| TASK STATEMENT |
The listing below begins with the first line you should copy; stop after the line containing "ax.set_facecolor('#ededed')", and drop every picture.

--- begin ---

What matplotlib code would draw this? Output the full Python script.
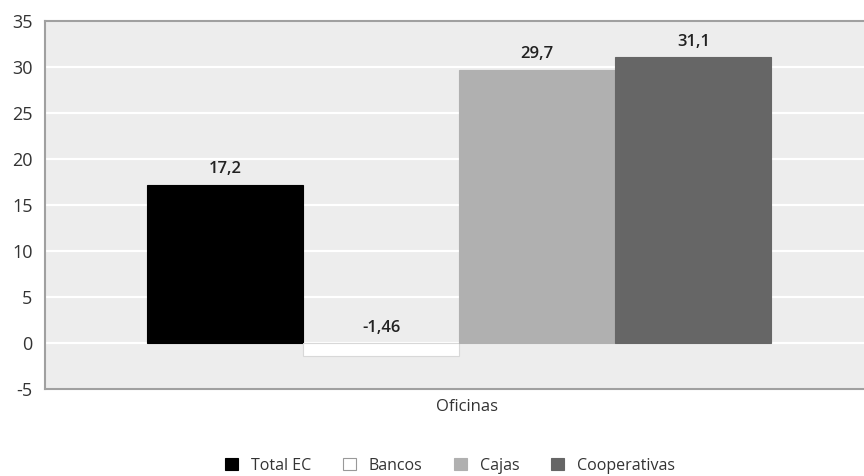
import matplotlib.pyplot as plt
from matplotlib.patches import Patch

plt.rcParams['font.family'] = ['Open Sans', 'DejaVu Sans']
plt.rcParams['axes.unicode_minus'] = False

category = 'Oficinas'
series = ['Total EC', 'Bancos', 'Cajas', 'Cooperativas']
values = [17.2, -1.46, 29.7, 31.1]
labels = ['17,2', '-1,46', '29,7', '31,1']
colors = ['#000000', '#ffffff', '#b0b0b0', '#666666']

fig = plt.figure(figsize=(8.64, 4.76), dpi=100)
ax = fig.add_axes([45 / 864, 87 / 476, 835 / 864, 368 / 476])
ax.set_facecolor('#ededed')

width = 0.187
n = len(series)
offsets = [(i - (n - 1) / 2) * width - 0.004 for i in range(n)]
for off, v, c, lab in zip(offsets, values, colors, labels):
    ax.bar(off, v, width=width, color=c,
           edgecolor='#d8d8d8' if c == '#ffffff' else c, linewidth=0.8, zorder=3)
    y = v if v > 0 else 0
    ax.text(off, y + 0.8, lab, ha='center', va='bottom', fontsize=12,
            fontweight='semibold', color='#222222', zorder=4)

ax.set_xlim(-0.5, 0.5)
ax.set_ylim(-5, 35)
ax.set_yticks(range(-5, 36, 5))
ax.set_xticks([0.005])
ax.set_xticklabels([category])
ax.yaxis.grid(True, color='white', linewidth=1.6, zorder=0)
ax.set_axisbelow(True)
ax.tick_params(axis='both', length=0, labelsize=12, colors='#333333')
ax.tick_params(axis='y', labelsize=13, pad=9)
ax.tick_params(axis='x', pad=7)
for s in ['left', 'bottom', 'top']:
    ax.spines[s].set_color('#a0a0a0')
    ax.spines[s].set_linewidth(1.5)
ax.spines['right'].set_visible(False)

handles = [Patch(facecolor=c, edgecolor='#999999' if c == '#ffffff' else c, linewidth=0.8)
           for c in colors]
fig.legend(handles, series, loc='center', bbox_to_anchor=(0.521, 0.022), ncol=4,
           frameon=False, fontsize=11.5, handlelength=0.8, handleheight=0.8,
           columnspacing=2.0, handletextpad=0.8, labelcolor='#333333')

fig.savefig('out.png', dpi=100)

--- end ---

| CORRECT RESULT |
What matplotlib code would draw this? Output the full Python script.
import matplotlib.pyplot as plt
from matplotlib.patches import Patch

plt.rcParams['font.family'] = ['Open Sans', 'DejaVu Sans']
plt.rcParams['axes.unicode_minus'] = False

category = 'Oficinas'
series = ['Total EC', 'Bancos', 'Cajas', 'Cooperativas']
values = [17.2, -1.46, 29.7, 31.1]
labels = ['17,2', '-1,46', '29,7', '31,1']
colors = ['#000000', '#ffffff', '#b0b0b0', '#666666']

fig = plt.figure(figsize=(8.64, 4.76), dpi=100)
ax = fig.add_axes([45 / 864, 87 / 476, 835 / 864, 368 / 476])
ax.set_facecolor('#ededed')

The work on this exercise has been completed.